## Begin
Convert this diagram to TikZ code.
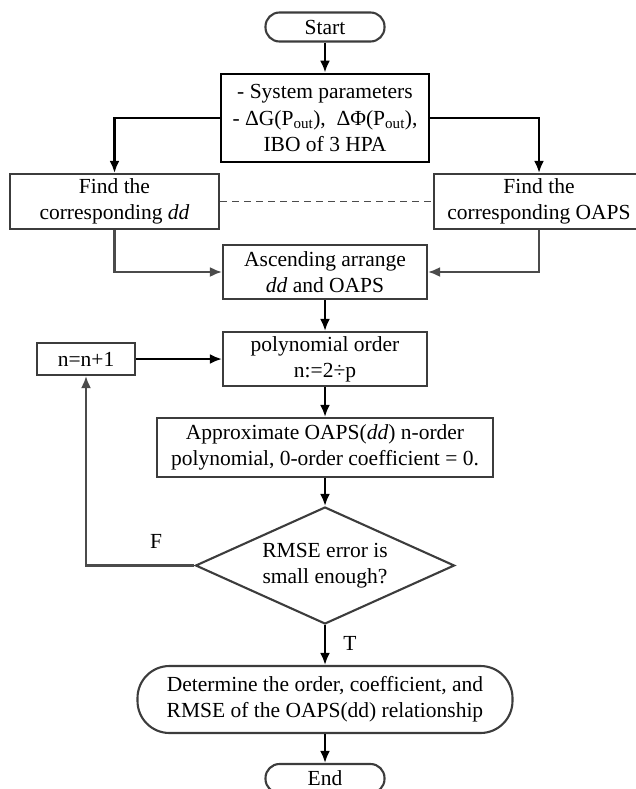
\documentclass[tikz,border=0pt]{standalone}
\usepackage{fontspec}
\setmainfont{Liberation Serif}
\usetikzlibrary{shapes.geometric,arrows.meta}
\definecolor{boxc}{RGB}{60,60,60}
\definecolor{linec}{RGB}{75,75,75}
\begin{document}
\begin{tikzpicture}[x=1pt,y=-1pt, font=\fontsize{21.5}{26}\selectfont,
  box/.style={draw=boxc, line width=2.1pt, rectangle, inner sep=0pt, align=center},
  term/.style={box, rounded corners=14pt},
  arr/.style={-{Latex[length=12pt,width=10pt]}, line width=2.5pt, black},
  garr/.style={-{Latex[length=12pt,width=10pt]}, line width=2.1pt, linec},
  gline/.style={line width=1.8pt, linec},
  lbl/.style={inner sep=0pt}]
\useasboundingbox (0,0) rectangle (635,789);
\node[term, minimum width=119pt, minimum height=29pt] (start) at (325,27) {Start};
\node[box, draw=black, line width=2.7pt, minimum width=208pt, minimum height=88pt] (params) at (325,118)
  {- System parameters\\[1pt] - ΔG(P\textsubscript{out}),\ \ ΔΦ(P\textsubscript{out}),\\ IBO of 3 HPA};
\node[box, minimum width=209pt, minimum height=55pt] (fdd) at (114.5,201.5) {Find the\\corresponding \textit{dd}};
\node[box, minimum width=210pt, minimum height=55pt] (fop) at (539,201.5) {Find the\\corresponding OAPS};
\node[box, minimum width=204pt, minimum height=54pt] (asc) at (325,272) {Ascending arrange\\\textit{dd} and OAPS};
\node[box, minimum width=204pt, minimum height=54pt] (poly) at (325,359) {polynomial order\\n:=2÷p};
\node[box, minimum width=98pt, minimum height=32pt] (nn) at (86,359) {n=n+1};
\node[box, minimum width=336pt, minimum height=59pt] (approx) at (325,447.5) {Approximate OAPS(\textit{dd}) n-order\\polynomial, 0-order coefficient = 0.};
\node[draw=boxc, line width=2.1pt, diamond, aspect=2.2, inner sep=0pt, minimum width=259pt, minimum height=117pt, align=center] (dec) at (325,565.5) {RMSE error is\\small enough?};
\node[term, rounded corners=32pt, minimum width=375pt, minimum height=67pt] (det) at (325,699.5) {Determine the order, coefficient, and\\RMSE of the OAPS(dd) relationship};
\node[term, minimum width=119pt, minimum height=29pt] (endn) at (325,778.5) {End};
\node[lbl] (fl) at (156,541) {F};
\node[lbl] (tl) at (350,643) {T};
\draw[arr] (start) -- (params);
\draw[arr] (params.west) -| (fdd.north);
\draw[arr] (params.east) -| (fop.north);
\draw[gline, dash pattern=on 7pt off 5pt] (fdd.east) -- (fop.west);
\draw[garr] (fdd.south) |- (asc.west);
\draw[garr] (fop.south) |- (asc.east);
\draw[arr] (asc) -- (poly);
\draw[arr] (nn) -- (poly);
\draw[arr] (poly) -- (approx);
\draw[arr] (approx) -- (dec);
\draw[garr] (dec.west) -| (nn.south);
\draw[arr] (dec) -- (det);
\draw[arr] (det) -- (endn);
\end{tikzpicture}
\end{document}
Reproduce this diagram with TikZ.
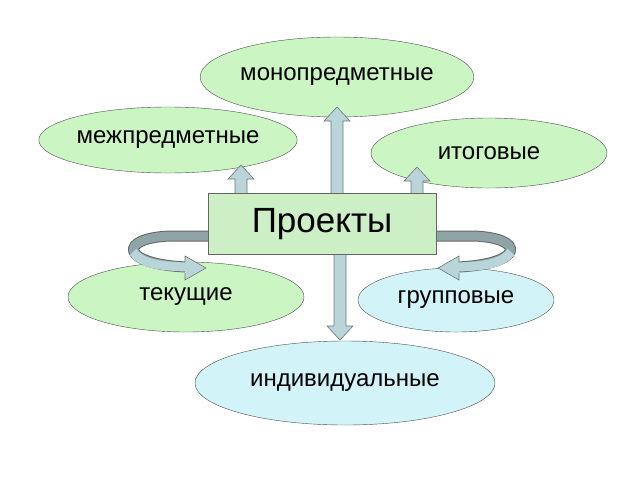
## End
GOAL. Quote each record exactly as it stands, minus the pictures.

THE RESPONSE.
Convert this diagram to TikZ code.
\documentclass[tikz,border=0pt]{standalone}
\usepackage{fontspec}
\setmainfont{Liberation Serif}
\usetikzlibrary{shapes.geometric,arrows.meta}
\definecolor{boxc}{RGB}{60,60,60}
\definecolor{linec}{RGB}{75,75,75}
\begin{document}
\begin{tikzpicture}[x=1pt,y=-1pt, font=\fontsize{21.5}{26}\selectfont,
  box/.style={draw=boxc, line width=2.1pt, rectangle, inner sep=0pt, align=center},
  term/.style={box, rounded corners=14pt},
  arr/.style={-{Latex[length=12pt,width=10pt]}, line width=2.5pt, black},
  garr/.style={-{Latex[length=12pt,width=10pt]}, line width=2.1pt, linec},
  gline/.style={line width=1.8pt, linec},
  lbl/.style={inner sep=0pt}]
\useasboundingbox (0,0) rectangle (635,789);
\node[term, minimum width=119pt, minimum height=29pt] (start) at (325,27) {Start};
\node[box, draw=black, line width=2.7pt, minimum width=208pt, minimum height=88pt] (params) at (325,118)
  {- System parameters\\[1pt] - ΔG(P\textsubscript{out}),\ \ ΔΦ(P\textsubscript{out}),\\ IBO of 3 HPA};
\node[box, minimum width=209pt, minimum height=55pt] (fdd) at (114.5,201.5) {Find the\\corresponding \textit{dd}};
\node[box, minimum width=210pt, minimum height=55pt] (fop) at (539,201.5) {Find the\\corresponding OAPS};
\node[box, minimum width=204pt, minimum height=54pt] (asc) at (325,272) {Ascending arrange\\\textit{dd} and OAPS};
\node[box, minimum width=204pt, minimum height=54pt] (poly) at (325,359) {polynomial order\\n:=2÷p};
\node[box, minimum width=98pt, minimum height=32pt] (nn) at (86,359) {n=n+1};
\node[box, minimum width=336pt, minimum height=59pt] (approx) at (325,447.5) {Approximate OAPS(\textit{dd}) n-order\\polynomial, 0-order coefficient = 0.};
\node[draw=boxc, line width=2.1pt, diamond, aspect=2.2, inner sep=0pt, minimum width=259pt, minimum height=117pt, align=center] (dec) at (325,565.5) {RMSE error is\\small enough?};
\node[term, rounded corners=32pt, minimum width=375pt, minimum height=67pt] (det) at (325,699.5) {Determine the order, coefficient, and\\RMSE of the OAPS(dd) relationship};
\node[term, minimum width=119pt, minimum height=29pt] (endn) at (325,778.5) {End};
\node[lbl] (fl) at (156,541) {F};
\node[lbl] (tl) at (350,643) {T};
\draw[arr] (start) -- (params);
\draw[arr] (params.west) -| (fdd.north);
\draw[arr] (params.east) -| (fop.north);
\draw[gline, dash pattern=on 7pt off 5pt] (fdd.east) -- (fop.west);
\draw[garr] (fdd.south) |- (asc.west);
\draw[garr] (fop.south) |- (asc.east);
\draw[arr] (asc) -- (poly);
\draw[arr] (nn) -- (poly);
\draw[arr] (poly) -- (approx);
\draw[arr] (approx) -- (dec);
\draw[garr] (dec.west) -| (nn.south);
\draw[arr] (dec) -- (det);
\draw[arr] (det) -- (endn);
\end{tikzpicture}
\end{document}
Reproduce this diagram with TikZ.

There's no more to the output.